Muslim nations are aiming for self-reliance in producing "halal" life-saving vaccines to eradicate preventable diseases, officials said Thursday in Malaysia.
Abdullah Ahmad Badawi, the Malaysian prime minister and chairman of the 57-member Organization of the Islamic Conference (OIC) called on Muslim countries to develop and produce vaccines which were halal, or permissible under Islam.
Under the concept of halal, pork and its by-products, alcohol and animals not slaughtered according to Quranic procedures are "haram", or forbidden.
"We believe that the development of halal vaccines would break new ground for promoting public health in Muslim countries," he said, adding that it would also alleviate fears among Muslim communities about contamination.

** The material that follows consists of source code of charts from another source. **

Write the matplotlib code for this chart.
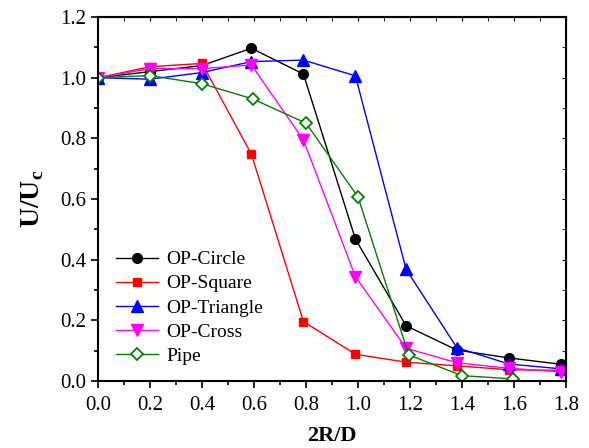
import matplotlib.pyplot as plt
from matplotlib.ticker import MultipleLocator

plt.rcParams['font.family'] = ['Liberation Serif', 'DejaVu Serif']
plt.rcParams['mathtext.fontset'] = 'custom'
plt.rcParams['mathtext.rm'] = 'Liberation Serif'
plt.rcParams['mathtext.bf'] = 'Liberation Serif:bold'

# 2R/D positions (markers sit a hair left of the nominal grid in the source)
x_op = [0.0, 0.2, 0.4, 0.59, 0.79, 0.99, 1.185, 1.38, 1.58, 1.78]
x_pipe = [0.0, 0.2, 0.4, 0.595, 0.8, 1.0, 1.195, 1.40, 1.595]

op_circle = [1.0, 1.02, 1.04, 1.097, 1.012, 0.468, 0.182, 0.102, 0.076, 0.055]
op_square = [1.0, 1.036, 1.047, 0.748, 0.196, 0.088, 0.062, 0.05, 0.037, 0.035]
op_triangle = [1.0, 0.995, 1.017, 1.053, 1.058, 1.006, 0.368, 0.11, 0.056, 0.04]
op_cross = [1.0, 1.03, 1.03, 1.042, 0.795, 0.344, 0.108, 0.06, 0.042, 0.03]
pipe = [1.0, 1.007, 0.98, 0.93, 0.85, 0.607, 0.086, 0.0175, 0.007]

fig = plt.figure(figsize=(5.89, 4.48), dpi=100)
ax = fig.add_axes([0.1664, 0.1496, 0.7946, 0.8124])

ax.plot(x_op, op_circle, '-o', color='black', lw=1, ms=7, label='OP-Circle')
ax.plot(x_op, op_square, '-s', color='red', lw=1, ms=6, label='OP-Square')
ax.plot(x_op, op_triangle, '-^', color='blue', lw=1, ms=8, label='OP-Triangle')
ax.plot(x_op, op_cross, '-v', color='magenta', lw=1, ms=8, label='OP-Cross')
ax.plot(x_pipe, pipe, '-D', color='green', lw=1, ms=6, mfc='white', mew=1.3,
        label='Pipe')

ax.set_xlim(0, 1.8)
ax.set_ylim(0, 1.2)
ax.xaxis.set_major_locator(MultipleLocator(0.2))
ax.xaxis.set_minor_locator(MultipleLocator(0.1))
ax.yaxis.set_major_locator(MultipleLocator(0.2))
ax.yaxis.set_minor_locator(MultipleLocator(0.1))
ax.xaxis.set_major_formatter(plt.FuncFormatter(lambda v, p: f'{v:.1f}'))
ax.yaxis.set_major_formatter(plt.FuncFormatter(lambda v, p: f'{v:.1f}'))

ax.tick_params(which='both', direction='out', top=False, right=False,
               labelsize=15, width=1.2)
ax.tick_params(which='major', length=5)
ax.tick_params(which='minor', length=3)
ax.tick_params(axis='x', which='major', pad=6)
for s in ax.spines.values():
    s.set_linewidth(1.5)

# inward ticks on the top and right frame
sec_x = ax.secondary_xaxis('top')
sec_x.xaxis.set_major_locator(MultipleLocator(0.2))
sec_x.xaxis.set_minor_locator(MultipleLocator(0.1))
sec_x.tick_params(which='both', direction='in', length=3, labeltop=False)
sec_y = ax.secondary_yaxis('right')
sec_y.yaxis.set_major_locator(MultipleLocator(0.2))
sec_y.yaxis.set_minor_locator(MultipleLocator(0.1))
sec_y.tick_params(which='both', direction='in', length=3, labelright=False)

ax.set_xlabel('2R/D', fontsize=16, fontweight='bold', labelpad=8)
ax.set_ylabel(r'U/U$_\mathbf{c}$', fontsize=20, fontweight='bold', labelpad=10)

ax.legend(loc='lower left', bbox_to_anchor=(0.0, -0.003), frameon=False,
          fontsize=14, handlelength=2.2, handletextpad=0.4, labelspacing=0.33)

fig.savefig('out.png', dpi=100)
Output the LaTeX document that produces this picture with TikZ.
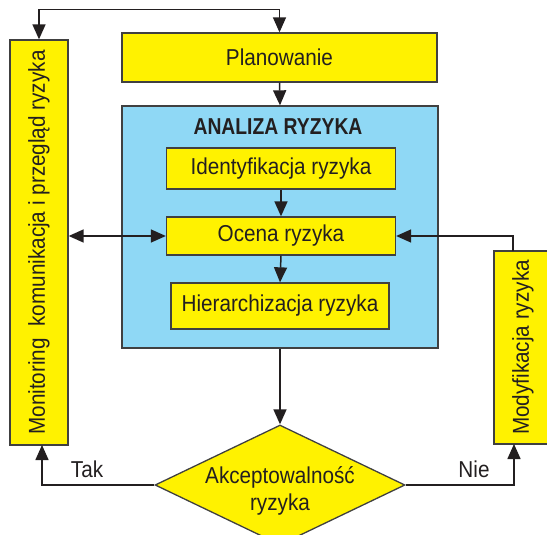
\documentclass[tikz,border=0pt]{standalone}
\usepackage{fontspec}
\setmainfont{Liberation Sans}[FakeStretch=0.9]
\newfontfamily\titlefont{Liberation Sans}[FakeStretch=0.84]
\usetikzlibrary{arrows.meta,shapes.geometric}
\definecolor{boxyellow}{HTML}{FFF200}
\definecolor{boxblue}{HTML}{8FD8F5}
\definecolor{edgegray}{HTML}{404040}
\definecolor{linecol}{HTML}{231F20}
\begin{document}
\begin{tikzpicture}[x=1pt,y=-1pt,
  ybox/.style={draw=edgegray,line width=1.3pt,fill=boxyellow,inner sep=0pt,
    font=\fontsize{23}{27}\selectfont,text=linecol},
  conn/.style={draw=linecol,line width=1.5pt,-{Triangle[length=15pt,width=13pt]}},
  conn2/.style={draw=linecol,line width=1.5pt,{Triangle[length=15pt,width=13pt]}-{Triangle[length=15pt,width=13pt]}},
  lbl/.style={font=\fontsize{23}{27}\selectfont,text=linecol}]
\useasboundingbox (0,0) rectangle (547,535);
% analysis frame
\node[draw=edgegray,line width=1.3pt,fill=boxblue,minimum width=316pt,minimum height=242pt,inner sep=0pt] (ana) at (280,227) {};
\node[font=\titlefont\bfseries\fontsize{23}{27}\selectfont,text=linecol] (title) at (278,127) {ANALIZA RYZYKA};
% boxes
\node[ybox,minimum width=315pt,minimum height=49pt] (plan) at (279.5,57.5) {Planowanie};
\node[ybox,minimum width=229pt,minimum height=41pt] (ident) at (281,168.5) {Identyfikacja ryzyka};
\node[ybox,minimum width=229pt,minimum height=38pt] (ocena) at (281,236) {Ocena ryzyka};
\node[ybox,minimum width=218pt,minimum height=46pt] (hier) at (280,306) {Hierarchizacja ryzyka};
\node[ybox,minimum width=405pt,minimum height=58pt,rotate=90] (mon) at (39,242.5) {Monitoring\ \ komunikacja i przegląd ryzyka};
\node[ybox,minimum width=193pt,minimum height=58pt,rotate=90] (mod) at (523,347.5) {Modyfikacja ryzyka};
% decision
\node[diamond,draw=edgegray,line width=1.3pt,fill=boxyellow,minimum width=250pt,minimum height=120pt,inner sep=0pt] (dec) at (280,485) {};
\node[lbl,align=center] (dectext) at (280,491) {Akceptowalność\\ryzyka};
% connector helpers
\coordinate (topline) at (160,9.5);
\coordinate (modtop) at (513,251);
\coordinate (modbot) at (514,444);
\coordinate (monbot) at (42,445);
% connectors
\draw[conn2] (mon.east) |- (topline) -| (plan.north);
\draw[conn] (plan.south) -- (ana.north);
\draw[conn] (ident.south) -- (ocena.north);
\draw[conn] (ocena.south) -- (hier.north);
\draw[conn2] (mon.south |- ocena.west) -- (ocena.west);
\draw[conn] (modtop) |- (ocena.east);
\draw[conn] (ana.south -| dec.north) -- (dec.north);
\draw[conn] (dec.west) -| (monbot);
\draw[conn] (dec.east) -| (modbot);
% labels
\node[lbl] (tak) at (87,469) {Tak};
\node[lbl] (nie) at (474,469) {Nie};
\end{tikzpicture}
\end{document}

Although the OIC has widely approved child vaccines as halal and safe, hard-line Islamic activists have argued that western-made vaccines may contain alcohol or be contaminated by non-halal sources.

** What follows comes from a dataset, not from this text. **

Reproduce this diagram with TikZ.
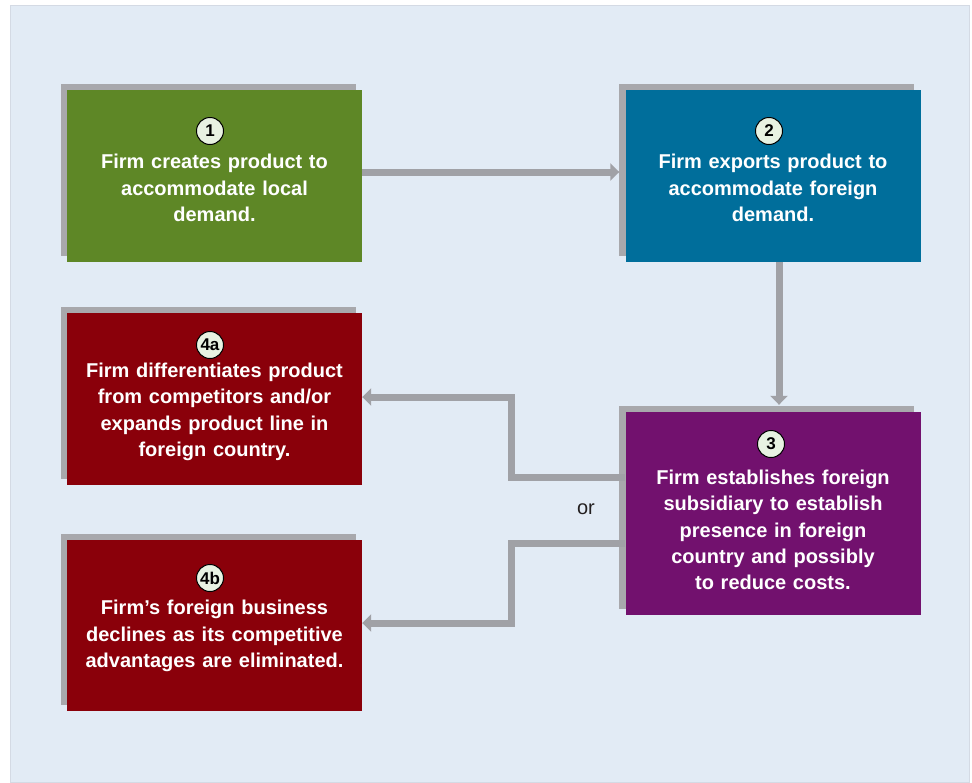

In 2003, concerns about the safety of the polio vaccine in Nigeria led to the re-infection of 27 countries that had become polio free, including Afghanistan and Pakistan, according to officials from the World Health Organization (WHO).
"Nineteen of those 27 countries were OIC member states," said Hamid Jafari, the WHO's regional adviser on polio.
Children in Muslim countries face the highest risk of catching infectious diseases, Abdullah told the OIC's inaugural health conference.
"Many of these children suffer diseases such as measles, malaria and respiratory infections, diseases that can largely be averted and prevented," he said.